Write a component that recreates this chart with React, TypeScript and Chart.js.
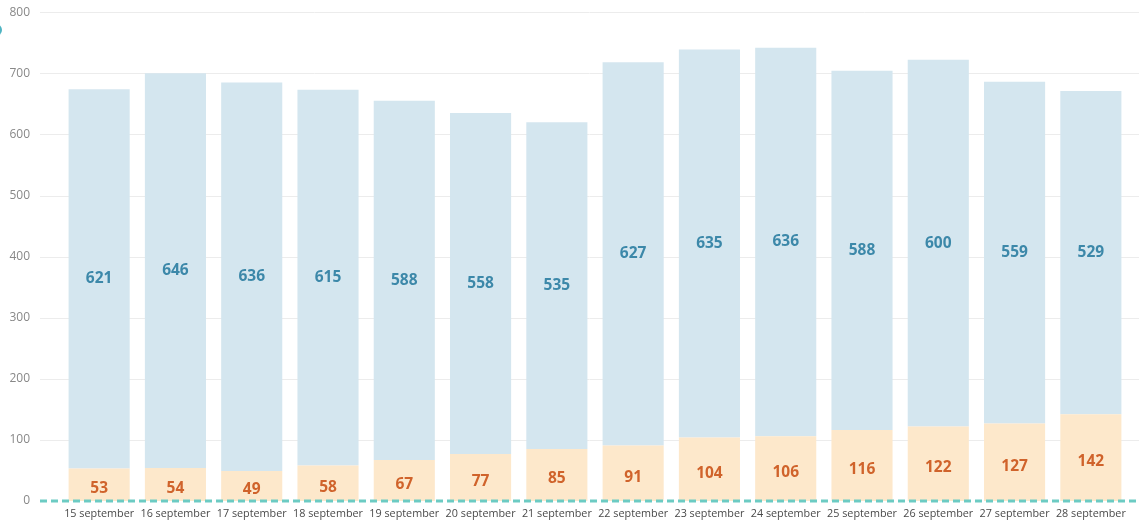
import React, { useEffect, useRef } from "react";
import { Chart, registerables } from "chart.js";

Chart.register(...registerables);

const categories = [
  "15 september", "16 september", "17 september", "18 september", "19 september",
  "20 september", "21 september", "22 september", "23 september", "24 september",
  "25 september", "26 september", "27 september", "28 september",
];
const bottomValues = [53, 54, 49, 58, 67, 77, 85, 91, 104, 106, 116, 122, 127, 142];
const topValues = [621, 646, 636, 615, 588, 558, 535, 627, 635, 636, 588, 600, 559, 529];
const yTicks = [0, 100, 200, 300, 400, 500, 600, 700, 800];

const FONT = "'Open Sans', 'Noto Sans', sans-serif";

const gridPlugin = {
  id: "customGrid",
  beforeDatasetsDraw(chart: any) {
    const { ctx } = chart;
    const y = chart.scales.y;
    ctx.save();
    ctx.strokeStyle = "#ececec";
    ctx.lineWidth = 1;
    yTicks.forEach((t) => {
      if (t === 0) return;
      const py = Math.round(y.getPixelForValue(t)) + 0.5;
      ctx.beginPath();
      ctx.moveTo(40, py);
      ctx.lineTo(chart.width, py);
      ctx.stroke();
    });
    ctx.restore();
  },
  afterDatasetsDraw(chart: any) {
    const { ctx } = chart;
    const y = chart.scales.y;
    ctx.save();
    const colors = ["#d0632b", "#3c88a9"];
    chart.data.datasets.forEach((ds: any, di: number) => {
      const meta = chart.getDatasetMeta(di);
      meta.data.forEach((bar: any, i: number) => {
        const cy = (bar.y + bar.base) / 2;
        ctx.fillStyle = colors[di];
        ctx.font = `bold 15.5px ${FONT}`;
        ctx.textAlign = "center";
        ctx.textBaseline = "middle";
        ctx.fillText(String(ds.data[i]), bar.x, cy + (di === 0 ? 4 : 0));
      });
    });
    const py = y.getPixelForValue(0);
    ctx.strokeStyle = "#6ccbc3";
    ctx.lineWidth = 3;
    ctx.setLineDash([7, 4]);
    ctx.beginPath();
    ctx.moveTo(40, py);
    ctx.lineTo(chart.width, py);
    ctx.stroke();
    ctx.setLineDash([]);
    ctx.fillStyle = "#4fb4c2";
    ctx.beginPath();
    ctx.arc(-4, 30, 6, 0, Math.PI * 2);
    ctx.fill();
    ctx.restore();
  },
};

export default function App() {
  const ref = useRef<HTMLCanvasElement | null>(null);
  useEffect(() => {
    if (!ref.current) return;
    const chart = new Chart(ref.current, {
      type: "bar",
      data: {
        labels: categories,
        datasets: [
          {
            label: "bottom",
            data: bottomValues,
            backgroundColor: "#fde8cb",
            barPercentage: 0.9,
            categoryPercentage: 0.89,
          },
          {
            label: "top",
            data: topValues,
            backgroundColor: "#d4e6ef",
            barPercentage: 0.9,
            categoryPercentage: 0.89,
          },
        ],
      },
      options: {
        animation: false,
        responsive: false,
        maintainAspectRatio: false,
        layout: { padding: { top: 12, right: 10, left: 0, bottom: 0 } },
        plugins: { legend: { display: false }, tooltip: { enabled: false } },
        scales: {
          x: {
            stacked: true,
            grid: { display: false, drawTicks: false },
            border: { display: false },
            afterFit: (s: any) => {
              s.height = 21;
            },
            ticks: {
              color: "#4a4a4a",
              font: { family: FONT, size: 10.8 },
              padding: 6,
              maxRotation: 0,
              autoSkip: false,
            },
          },
          y: {
            stacked: true,
            min: 0,
            max: 800,
            grid: { display: false, tickLength: 26 },
            border: { display: false },
            afterFit: (s: any) => {
              s.width = 61;
            },
            afterBuildTicks: (s: any) => {
              s.ticks = yTicks.map((v) => ({ value: v }));
            },
            ticks: {
              color: "#888",
              font: { family: FONT, size: 12 },
              padding: 5,
            },
          },
        },
      },
      plugins: [gridPlugin],
    });
    return () => chart.destroy();
  }, []);
  return (
    <div style={{ position: "absolute", left: 0, top: 0, width: 1139, height: 522, background: "#fff" }}>
      <canvas ref={ref} width={1139} height={522} style={{ display: "block", width: 1139, height: 522 }} />
    </div>
  );
}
------------------------------
Filter the data, keeping only the lines that contain "React".

- The result:
Write a component that recreates this chart with React, TypeScript and Chart.js.
import React, { useEffect, useRef } from "react";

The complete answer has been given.